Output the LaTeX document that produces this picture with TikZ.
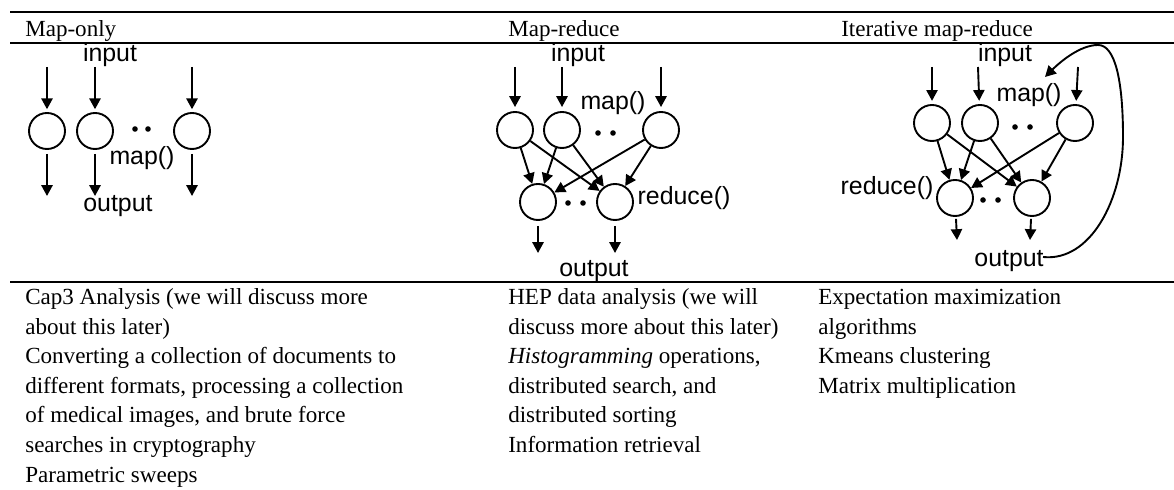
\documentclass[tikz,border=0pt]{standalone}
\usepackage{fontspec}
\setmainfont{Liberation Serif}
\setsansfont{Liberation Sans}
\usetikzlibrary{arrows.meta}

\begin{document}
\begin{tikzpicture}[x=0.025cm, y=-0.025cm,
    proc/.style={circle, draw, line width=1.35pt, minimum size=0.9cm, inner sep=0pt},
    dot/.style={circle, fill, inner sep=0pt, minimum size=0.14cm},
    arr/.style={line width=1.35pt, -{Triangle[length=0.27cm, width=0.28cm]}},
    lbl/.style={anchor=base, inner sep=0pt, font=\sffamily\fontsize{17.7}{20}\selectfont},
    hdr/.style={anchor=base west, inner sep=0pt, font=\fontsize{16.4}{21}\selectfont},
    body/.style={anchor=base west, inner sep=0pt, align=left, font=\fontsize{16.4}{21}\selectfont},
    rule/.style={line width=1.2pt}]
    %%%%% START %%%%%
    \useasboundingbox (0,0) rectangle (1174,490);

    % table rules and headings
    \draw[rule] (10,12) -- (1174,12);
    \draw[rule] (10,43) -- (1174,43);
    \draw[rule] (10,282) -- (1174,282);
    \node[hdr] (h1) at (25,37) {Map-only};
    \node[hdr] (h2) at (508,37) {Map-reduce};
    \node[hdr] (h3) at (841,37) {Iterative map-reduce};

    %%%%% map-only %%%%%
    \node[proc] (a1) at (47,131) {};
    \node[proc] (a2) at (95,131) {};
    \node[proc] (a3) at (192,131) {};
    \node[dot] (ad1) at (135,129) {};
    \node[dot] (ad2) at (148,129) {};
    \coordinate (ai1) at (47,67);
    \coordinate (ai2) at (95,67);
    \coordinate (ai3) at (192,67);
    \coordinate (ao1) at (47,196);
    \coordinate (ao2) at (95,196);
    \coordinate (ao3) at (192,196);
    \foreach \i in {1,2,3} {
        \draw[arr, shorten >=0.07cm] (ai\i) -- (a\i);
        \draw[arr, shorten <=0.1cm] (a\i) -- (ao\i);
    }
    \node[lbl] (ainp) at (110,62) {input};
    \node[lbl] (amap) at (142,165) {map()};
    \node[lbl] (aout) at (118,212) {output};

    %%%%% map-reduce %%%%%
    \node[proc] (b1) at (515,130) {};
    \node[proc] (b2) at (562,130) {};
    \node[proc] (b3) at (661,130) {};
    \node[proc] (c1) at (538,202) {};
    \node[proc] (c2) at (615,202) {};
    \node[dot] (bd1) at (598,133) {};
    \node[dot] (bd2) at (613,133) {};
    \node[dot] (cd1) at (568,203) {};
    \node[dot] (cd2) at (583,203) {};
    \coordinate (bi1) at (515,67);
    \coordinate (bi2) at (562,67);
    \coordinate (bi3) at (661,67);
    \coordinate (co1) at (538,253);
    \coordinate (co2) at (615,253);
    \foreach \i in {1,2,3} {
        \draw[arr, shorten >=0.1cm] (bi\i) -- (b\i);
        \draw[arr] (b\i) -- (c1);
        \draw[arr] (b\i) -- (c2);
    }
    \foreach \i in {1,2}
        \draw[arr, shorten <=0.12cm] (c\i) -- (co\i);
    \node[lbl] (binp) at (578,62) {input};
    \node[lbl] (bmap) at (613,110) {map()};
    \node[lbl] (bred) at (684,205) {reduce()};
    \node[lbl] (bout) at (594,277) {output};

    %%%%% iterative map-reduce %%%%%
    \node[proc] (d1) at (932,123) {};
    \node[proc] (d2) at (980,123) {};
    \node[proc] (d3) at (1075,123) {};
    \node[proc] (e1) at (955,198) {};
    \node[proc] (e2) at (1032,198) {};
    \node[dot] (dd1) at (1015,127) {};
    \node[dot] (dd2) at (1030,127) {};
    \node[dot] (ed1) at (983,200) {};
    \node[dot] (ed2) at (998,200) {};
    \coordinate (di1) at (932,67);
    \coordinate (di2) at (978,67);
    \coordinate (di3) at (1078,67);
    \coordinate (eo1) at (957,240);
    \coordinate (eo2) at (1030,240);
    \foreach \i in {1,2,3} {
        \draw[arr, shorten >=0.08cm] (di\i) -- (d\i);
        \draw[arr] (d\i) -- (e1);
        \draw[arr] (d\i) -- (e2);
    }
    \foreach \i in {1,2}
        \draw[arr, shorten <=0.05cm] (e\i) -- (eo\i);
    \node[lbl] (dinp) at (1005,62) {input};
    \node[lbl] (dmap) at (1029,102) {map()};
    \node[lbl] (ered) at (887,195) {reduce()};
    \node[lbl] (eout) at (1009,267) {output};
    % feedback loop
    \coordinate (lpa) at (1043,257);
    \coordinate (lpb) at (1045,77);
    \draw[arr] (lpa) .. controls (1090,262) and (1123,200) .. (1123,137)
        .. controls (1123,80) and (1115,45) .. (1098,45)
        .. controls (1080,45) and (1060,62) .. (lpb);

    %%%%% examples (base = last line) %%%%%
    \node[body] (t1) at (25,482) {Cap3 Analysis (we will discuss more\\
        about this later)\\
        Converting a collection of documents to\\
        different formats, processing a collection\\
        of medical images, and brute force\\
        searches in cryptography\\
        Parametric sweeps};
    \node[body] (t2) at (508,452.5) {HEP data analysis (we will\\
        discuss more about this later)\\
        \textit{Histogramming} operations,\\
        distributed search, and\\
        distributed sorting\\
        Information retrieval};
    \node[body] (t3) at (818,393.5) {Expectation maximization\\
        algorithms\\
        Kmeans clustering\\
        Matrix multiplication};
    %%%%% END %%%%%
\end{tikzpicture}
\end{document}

···

From the first line above through the line containing "(h3) at (841,37)", copy everything exactly, without the pictures.

### Exercise response
Output the LaTeX document that produces this picture with TikZ.
\documentclass[tikz,border=0pt]{standalone}
\usepackage{fontspec}
\setmainfont{Liberation Serif}
\setsansfont{Liberation Sans}
\usetikzlibrary{arrows.meta}

\begin{document}
\begin{tikzpicture}[x=0.025cm, y=-0.025cm,
    proc/.style={circle, draw, line width=1.35pt, minimum size=0.9cm, inner sep=0pt},
    dot/.style={circle, fill, inner sep=0pt, minimum size=0.14cm},
    arr/.style={line width=1.35pt, -{Triangle[length=0.27cm, width=0.28cm]}},
    lbl/.style={anchor=base, inner sep=0pt, font=\sffamily\fontsize{17.7}{20}\selectfont},
    hdr/.style={anchor=base west, inner sep=0pt, font=\fontsize{16.4}{21}\selectfont},
    body/.style={anchor=base west, inner sep=0pt, align=left, font=\fontsize{16.4}{21}\selectfont},
    rule/.style={line width=1.2pt}]
    %%%%% START %%%%%
    \useasboundingbox (0,0) rectangle (1174,490);

    % table rules and headings
    \draw[rule] (10,12) -- (1174,12);
    \draw[rule] (10,43) -- (1174,43);
    \draw[rule] (10,282) -- (1174,282);
    \node[hdr] (h1) at (25,37) {Map-only};
    \node[hdr] (h2) at (508,37) {Map-reduce};
    \node[hdr] (h3) at (841,37) {Iterative map-reduce};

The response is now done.